Provided material
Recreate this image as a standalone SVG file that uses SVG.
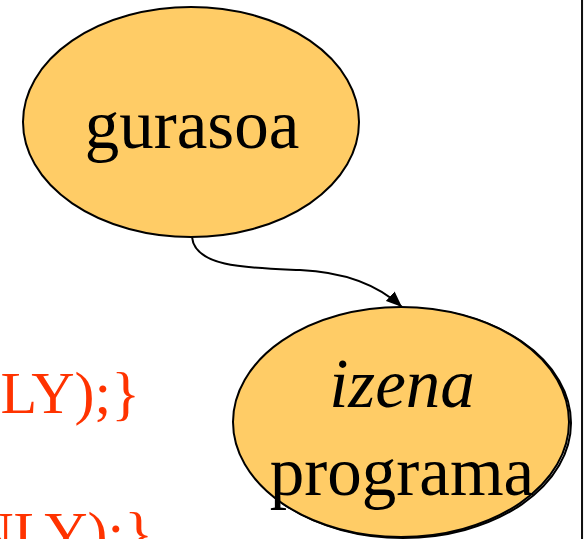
<svg xmlns="http://www.w3.org/2000/svg" width="584" height="539" viewBox="0 0 584 539">
<style>
.node{fill:#FFCC66;stroke:#000;stroke-width:2}
.lbl{font-family:"Liberation Serif","Times New Roman",serif;font-size:69px;fill:#000;text-anchor:middle}
.code{font-family:"Liberation Serif","Times New Roman",serif;font-size:60px;fill:#FF3300;text-anchor:end}
.edge{fill:none;stroke:#000;stroke-width:2}
</style>
<defs>
<marker id="arr" markerUnits="userSpaceOnUse" markerWidth="17" markerHeight="13" refX="16" refY="6.5" orient="auto">
<path d="M0,0 L16,6.5 L0,13 z" fill="#000"/>
</marker>
</defs>
<rect x="0" y="0" width="584" height="539" fill="#fff"/>
<rect x="582" y="0" width="2" height="539" fill="#f4f4f4"/>
<line x1="582" y1="0" x2="582" y2="539" stroke="#111" stroke-width="2"/>
<g id="code">
<text class="code" x="140" y="413">LY);}</text>
<text class="code" x="153" y="553">NLY);}</text>
</g>
<g id="connectors">
<path class="edge" d="M192,237 C195,268 250,268 300,270 C345,272 378,285 402,307" marker-end="url(#arr)"/>
</g>
<g id="gurasoa">
<ellipse class="node" cx="191" cy="122" rx="168" ry="115"/>
<text class="lbl" x="192" y="148">gurasoa</text>
</g>
<g id="programa">
<ellipse cx="403" cy="423" rx="168" ry="115" fill="none" stroke="#000" stroke-width="2"/>
<ellipse class="node" cx="401" cy="422" rx="168" ry="115"/>
<text class="lbl" x="402" y="407" font-style="italic">izena</text>
<text class="lbl" x="402" y="495">programa</text>
</g>
</svg>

The problem
Write out the listing above exactly as it stands, pictures excluded.

Problem solution
Recreate this image as a standalone SVG file that uses SVG.
<svg xmlns="http://www.w3.org/2000/svg" width="584" height="539" viewBox="0 0 584 539">
<style>
.node{fill:#FFCC66;stroke:#000;stroke-width:2}
.lbl{font-family:"Liberation Serif","Times New Roman",serif;font-size:69px;fill:#000;text-anchor:middle}
.code{font-family:"Liberation Serif","Times New Roman",serif;font-size:60px;fill:#FF3300;text-anchor:end}
.edge{fill:none;stroke:#000;stroke-width:2}
</style>
<defs>
<marker id="arr" markerUnits="userSpaceOnUse" markerWidth="17" markerHeight="13" refX="16" refY="6.5" orient="auto">
<path d="M0,0 L16,6.5 L0,13 z" fill="#000"/>
</marker>
</defs>
<rect x="0" y="0" width="584" height="539" fill="#fff"/>
<rect x="582" y="0" width="2" height="539" fill="#f4f4f4"/>
<line x1="582" y1="0" x2="582" y2="539" stroke="#111" stroke-width="2"/>
<g id="code">
<text class="code" x="140" y="413">LY);}</text>
<text class="code" x="153" y="553">NLY);}</text>
</g>
<g id="connectors">
<path class="edge" d="M192,237 C195,268 250,268 300,270 C345,272 378,285 402,307" marker-end="url(#arr)"/>
</g>
<g id="gurasoa">
<ellipse class="node" cx="191" cy="122" rx="168" ry="115"/>
<text class="lbl" x="192" y="148">gurasoa</text>
</g>
<g id="programa">
<ellipse cx="403" cy="423" rx="168" ry="115" fill="none" stroke="#000" stroke-width="2"/>
<ellipse class="node" cx="401" cy="422" rx="168" ry="115"/>
<text class="lbl" x="402" y="407" font-style="italic">izena</text>
<text class="lbl" x="402" y="495">programa</text>
</g>
</svg>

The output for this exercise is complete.